Repeat the full listing below verbatim and keep the images out.

##### Collected data

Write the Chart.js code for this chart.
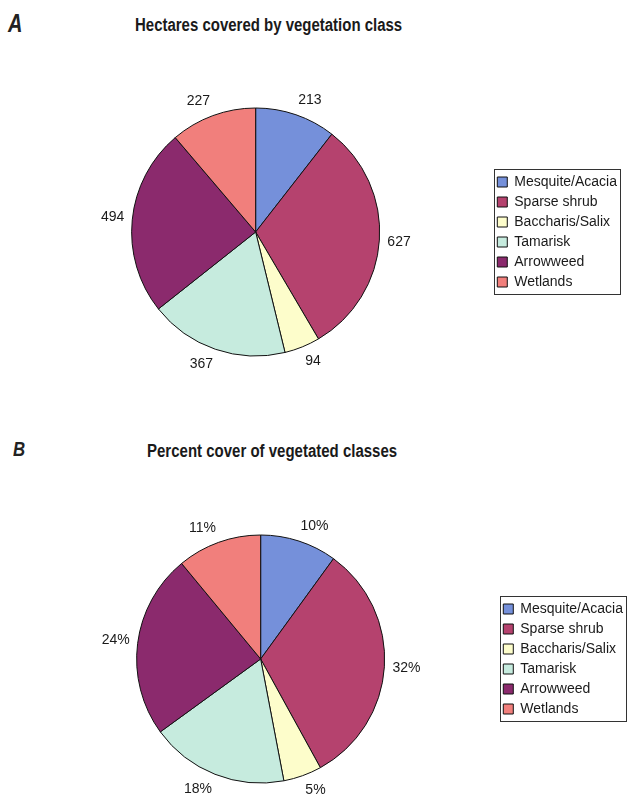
<!DOCTYPE html>
<html>
<head>
<meta charset="utf-8">
<script src="https://cdn.jsdelivr.net/npm/chart.js@4/dist/chart.umd.min.js"></script>
<style>
  html, body { margin: 0; padding: 0; background: #fff; width: 627px; height: 799px; overflow: hidden; position: relative; }
  .panel { position: absolute; left: 0; }
  .letter { position: absolute; font-family: "Liberation Sans", Arial, sans-serif; font-weight: bold; font-style: italic; color: #222; transform-origin: left top; }
  .title { position: absolute; white-space: nowrap; font-family: "Liberation Sans", Arial, sans-serif; font-weight: bold; font-size: 18px; line-height: 18px; color: #1a1a1a; transform-origin: center top; }
</style>
</head>
<body>
<div class="letter" style="left:8px; top:11px; font-size:25px; line-height:25px; transform:scaleX(0.8);">A</div>
<div class="title" id="titleA" data-cx="268" data-w="267" style="top:16px;">Hectares covered by vegetation class</div>
<div class="panel" style="top:0px; width:627px; height:400px;"><canvas id="chartA"></canvas></div>

<div class="letter" style="left:13px; top:438px; font-size:21px; line-height:21px; transform:scaleX(0.8);">B</div>
<div class="title" id="titleB" data-cx="272" data-w="250" style="top:442px;">Percent cover of vegetated classes</div>
<div class="panel" style="top:400px; width:633px; height:399px;"><canvas id="chartB"></canvas></div>

<script>
// vegetation classes
var classes = ["Mesquite/Acacia", "Sparse shrub", "Baccharis/Salix", "Tamarisk", "Arrowweed", "Wetlands"];
// panel A - hectares
var hectares = [213, 627, 94, 367, 494, 227];
// panel B - percent cover
var percents = [10, 32, 5, 18, 24, 11];
var colors = ["#7590da", "#b5426e", "#fdfdcb", "#c6ebde", "#8b2a6d", "#f17f7c"];

// squeeze the bold titles to the narrow width of the original
["titleA", "titleB"].forEach(function(id){
    var el = document.getElementById(id);
    var w = el.offsetWidth;
    var target = +el.dataset.w;
    el.style.left = (+el.dataset.cx - w / 2) + "px";
    el.style.transform = "scaleX(" + (target / w) + ")";
});

// value labels outside the slices (excel style: label corner near the rim)
const outLabels = {
    id: 'outLabels',
    afterDatasetsDraw(chart, args, opts) {
        const ctx = chart.ctx;
        const meta = chart.getDatasetMeta(0);
        const vals = chart.data.datasets[0].data;
        ctx.save();
        ctx.font = '14px "Liberation Sans", Arial, sans-serif';
        ctx.fillStyle = '#1a1a1a';
        ctx.textAlign = 'center';
        ctx.textBaseline = 'middle';
        meta.data.forEach(function(arc, i){
            const p = arc.getProps(['x', 'y', 'startAngle', 'endAngle', 'outerRadius'], true);
            const mid = (p.startAngle + p.endAngle) / 2;
            const dx = Math.cos(mid), dy = Math.sin(mid);
            const r = p.outerRadius + opts.offset;
            const txt = vals[i] + opts.suffix;
            const w = ctx.measureText(txt).width;
            const fx = Math.max(-1, Math.min(1, dx * 3));
            const fy = Math.max(-1, Math.min(1, dy * 3));
            ctx.fillText(txt, p.x + dx * r + fx * w / 2, p.y + dy * r + fy * 7);
        });
        ctx.restore();
    }
};

// frame round the legend
const legendBox = {
    id: 'legendBox',
    afterDraw(chart) {
        const boxes = chart.legend.legendHitBoxes;
        if (!boxes || !boxes.length) return;
        var x0 = Infinity, y0 = Infinity, x1 = -Infinity, y1 = -Infinity;
        boxes.forEach(function(b){
            x0 = Math.min(x0, b.left); y0 = Math.min(y0, b.top);
            x1 = Math.max(x1, b.left + b.width); y1 = Math.max(y1, b.top + b.height);
        });
        const ctx = chart.ctx;
        ctx.save();
        ctx.strokeStyle = '#333';
        ctx.lineWidth = 1;
        ctx.strokeRect(Math.round(x0 - 3) + 0.5, Math.round(y0 - 6) + 0.5, Math.round(x1 - x0 + 6), Math.round(y1 - y0 + 11));
        ctx.restore();
    }
};

function makePie(id, values, suffix, pad){
    const config = {
        type: 'pie',
        data: {
            labels: classes,
            datasets: [{
                data: values,
                backgroundColor: colors,
                borderColor: '#111',
                borderWidth: 1,
                radius: 124
            }]
        },
        options: {
            responsive: true,
            maintainAspectRatio: false,
            animation: false,
            layout: { padding: pad },
            plugins: {
                title: { display: false },
                tooltip: { enabled: false },
                legend: {
                    position: 'right',
                    labels: {
                        boxWidth: 10,
                        boxHeight: 10,
                        padding: 6,
                        color: '#1a1a1a',
                        font: { family: '"Liberation Sans", Arial, sans-serif', size: 14 }
                    }
                },
                outLabels: { offset: 8, suffix: suffix }
            }
        },
        plugins: [outLabels, legendBox]
    };
    return new Chart(document.getElementById(id), config);
}

var chartA = makePie('chartA', hectares, '', { left: 20, right: 0, top: 64, bottom: 0 });
var chartB = makePie('chartB', percents, '%', { left: 24, right: 0, top: 120, bottom: 1 });
</script>
</body>
</html>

##########

*Complete output*.
Write the Chart.js code for this chart.
<!DOCTYPE html>
<html>
<head>
<meta charset="utf-8">
<script src="https://cdn.jsdelivr.net/npm/chart.js@4/dist/chart.umd.min.js"></script>
<style>
  html, body { margin: 0; padding: 0; background: #fff; width: 627px; height: 799px; overflow: hidden; position: relative; }
  .panel { position: absolute; left: 0; }
  .letter { position: absolute; font-family: "Liberation Sans", Arial, sans-serif; font-weight: bold; font-style: italic; color: #222; transform-origin: left top; }
  .title { position: absolute; white-space: nowrap; font-family: "Liberation Sans", Arial, sans-serif; font-weight: bold; font-size: 18px; line-height: 18px; color: #1a1a1a; transform-origin: center top; }
</style>
</head>
<body>
<div class="letter" style="left:8px; top:11px; font-size:25px; line-height:25px; transform:scaleX(0.8);">A</div>
<div class="title" id="titleA" data-cx="268" data-w="267" style="top:16px;">Hectares covered by vegetation class</div>
<div class="panel" style="top:0px; width:627px; height:400px;"><canvas id="chartA"></canvas></div>

<div class="letter" style="left:13px; top:438px; font-size:21px; line-height:21px; transform:scaleX(0.8);">B</div>
<div class="title" id="titleB" data-cx="272" data-w="250" style="top:442px;">Percent cover of vegetated classes</div>
<div class="panel" style="top:400px; width:633px; height:399px;"><canvas id="chartB"></canvas></div>

<script>
// vegetation classes
var classes = ["Mesquite/Acacia", "Sparse shrub", "Baccharis/Salix", "Tamarisk", "Arrowweed", "Wetlands"];
// panel A - hectares
var hectares = [213, 627, 94, 367, 494, 227];
// panel B - percent cover
var percents = [10, 32, 5, 18, 24, 11];
var colors = ["#7590da", "#b5426e", "#fdfdcb", "#c6ebde", "#8b2a6d", "#f17f7c"];

// squeeze the bold titles to the narrow width of the original
["titleA", "titleB"].forEach(function(id){
    var el = document.getElementById(id);
    var w = el.offsetWidth;
    var target = +el.dataset.w;
    el.style.left = (+el.dataset.cx - w / 2) + "px";
    el.style.transform = "scaleX(" + (target / w) + ")";
});

// value labels outside the slices (excel style: label corner near the rim)
const outLabels = {
    id: 'outLabels',
    afterDatasetsDraw(chart, args, opts) {
        const ctx = chart.ctx;
        const meta = chart.getDatasetMeta(0);
        const vals = chart.data.datasets[0].data;
        ctx.save();
        ctx.font = '14px "Liberation Sans", Arial, sans-serif';
        ctx.fillStyle = '#1a1a1a';
        ctx.textAlign = 'center';
        ctx.textBaseline = 'middle';
        meta.data.forEach(function(arc, i){
            const p = arc.getProps(['x', 'y', 'startAngle', 'endAngle', 'outerRadius'], true);
            const mid = (p.startAngle + p.endAngle) / 2;
            const dx = Math.cos(mid), dy = Math.sin(mid);
            const r = p.outerRadius + opts.offset;
            const txt = vals[i] + opts.suffix;
            const w = ctx.measureText(txt).width;
            const fx = Math.max(-1, Math.min(1, dx * 3));
            const fy = Math.max(-1, Math.min(1, dy * 3));
            ctx.fillText(txt, p.x + dx * r + fx * w / 2, p.y + dy * r + fy * 7);
        });
        ctx.restore();
    }
};

// frame round the legend
const legendBox = {
    id: 'legendBox',
    afterDraw(chart) {
        const boxes = chart.legend.legendHitBoxes;
        if (!boxes || !boxes.length) return;
        var x0 = Infinity, y0 = Infinity, x1 = -Infinity, y1 = -Infinity;
        boxes.forEach(function(b){
            x0 = Math.min(x0, b.left); y0 = Math.min(y0, b.top);
            x1 = Math.max(x1, b.left + b.width); y1 = Math.max(y1, b.top + b.height);
        });
        const ctx = chart.ctx;
        ctx.save();
        ctx.strokeStyle = '#333';
        ctx.lineWidth = 1;
        ctx.strokeRect(Math.round(x0 - 3) + 0.5, Math.round(y0 - 6) + 0.5, Math.round(x1 - x0 + 6), Math.round(y1 - y0 + 11));
        ctx.restore();
    }
};

function makePie(id, values, suffix, pad){
    const config = {
        type: 'pie',
        data: {
            labels: classes,
            datasets: [{
                data: values,
                backgroundColor: colors,
                borderColor: '#111',
                borderWidth: 1,
                radius: 124
            }]
        },
        options: {
            responsive: true,
            maintainAspectRatio: false,
            animation: false,
            layout: { padding: pad },
            plugins: {
                title: { display: false },
                tooltip: { enabled: false },
                legend: {
                    position: 'right',
                    labels: {
                        boxWidth: 10,
                        boxHeight: 10,
                        padding: 6,
                        color: '#1a1a1a',
                        font: { family: '"Liberation Sans", Arial, sans-serif', size: 14 }
                    }
                },
                outLabels: { offset: 8, suffix: suffix }
            }
        },
        plugins: [outLabels, legendBox]
    };
    return new Chart(document.getElementById(id), config);
}

var chartA = makePie('chartA', hectares, '', { left: 20, right: 0, top: 64, bottom: 0 });
var chartB = makePie('chartB', percents, '%', { left: 24, right: 0, top: 120, bottom: 1 });
</script>
</body>
</html>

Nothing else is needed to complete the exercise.